Al centro, arguye el
Gobierno polaco, le sobra europeísmo y le falta patriotismo.
22.06.17, Martín
Caparrós
Caminamos despacio, los pasos muy medidos, silenciosos, como se camina en las iglesias o
en las cárceles. Miramos las películas y las fotos y las cosas con miedo de
mirarlas, como quien se tapa los ojos con las manos. Somos pocos: esta tarde
somos pocos y nos tratamos con esa cortesía severa de los velorios: como si
quisiéramos decirnos que lo sentimos y, sobre todo, que no somos como ésos;
como si necesitáramos ser otros. Pero no somos otros —y el peso de ese mundo es
el peso del mundo. Lo peor es saber que todo eso sucedió hace no tanto y aquí
mismo. Aquí, en Gdansk, al norte de Polonia, junto al Báltico, empezó la guerra
más mortal de la historia. Aquí, en este museo que la narra, empezó hace unos
meses una guerra por la historia que no es mortal sino bastante obscena.
El 1 de
septiembre de 1939 Alemania atacó Polonia y lanzó la
Segunda Guerra Mundial. En 2007 el premier liberal polaco
Donald Tusk imaginó un museo que recordara como ninguno sus horrores —para
ayudar a superarlos. Su Gobierno destinó 80 millones de euros, convocó a
asesores internacionales y nombró a un director: el historiador Pawel
Machcewicz. Tras años de esfuerzos, el museo estuvo listo el pasado marzo.
El edificio
es impactante: como si un cubo de vidrios azules y cemento rojo se hubiera
incrustado en ese suelo. La muestra lo es mucho más. El Museo de la Segunda
Guerra está hecho como se hacen ahora los museos: ya no esos templos para
guardar reliquias sino máquinas para contar historias. Y este cuenta la
historia de la peor guerra, la que inventó la “guerra total”, la que mató a 55
millones de personas. La gran mayoría eran civiles: el museo, entonces, se
ocupa menos de los jueguitos de los militares que del sufrimiento que provocan.
El lugar es
sombrío: la luz baja, los sonidos en sordina —y un corte radical: no hay señal
de Internet. Hay objetos, relatos, fotos, vídeos, espacios oprimentes, desazón.

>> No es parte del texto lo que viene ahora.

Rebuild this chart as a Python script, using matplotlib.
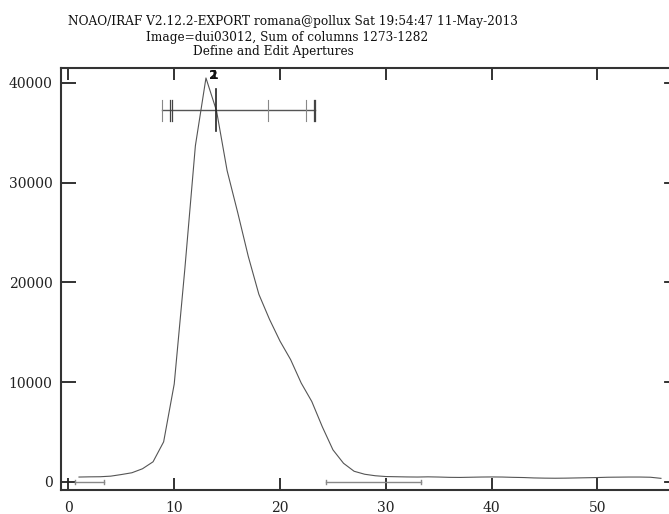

Hay muestras de vida cotidiana, de muerte cotidiana, del poder cuando queda
desnudo. Hay ametralladoras y uniformes, los cuencos agujereados de la sopa de
Auschwitz, el pañuelo en que un resistente polaco escribió su despedida antes
del pelotón, un tanque Panzer y un avión Stuka, el neceser de un soldado
americano, una calle de una ciudad alemana, una cartilla de racionamiento
parisiense, las músicas marciales. Es un viaje de horas y más horas entre el
horror y la fascinación del horror, de esas masas en llamas, esas casas
vaciadas por las bombas, esos cuerpos vaciados por el hambre, esos ojos
abiertos para siempre. El Museo de la Segunda Guerra de
Gdansk es una obra de arte. Pero quizá muy pronto se convierta
en historia.
Porque
ahora Polonia está gobernada por un partido de derecha nacionalista —el PiS,
Ley y Justicia—, que no está contento con el enfoque amplio, europeísta de la
muestra. Le reprocha que le falta patriotismo: que debería hablar más del
heroísmo polaco, su sacrificio y sus mártires, la carga de sus caballeros
contra los tanques alemanes, los 20.000 oficiales asesinados por los rusos en
Katyn, la insurrección de Varsovia —y menos de los judíos, por ejemplo. Por
eso, unos días después de la apertura, el ministro de Cultura o Algo Así, Piotr
Glinski, consiguió echar al director Machcewicz. El escándalo —las renuncias
del comité internacional, las denuncias, el descrédito— no le preocupa y muy
pronto, dicen, cambiará el relato. Él sabe que no hay nada más maleable que el
pasado. O, dicho de otro modo: que las guerras no se terminan nunca.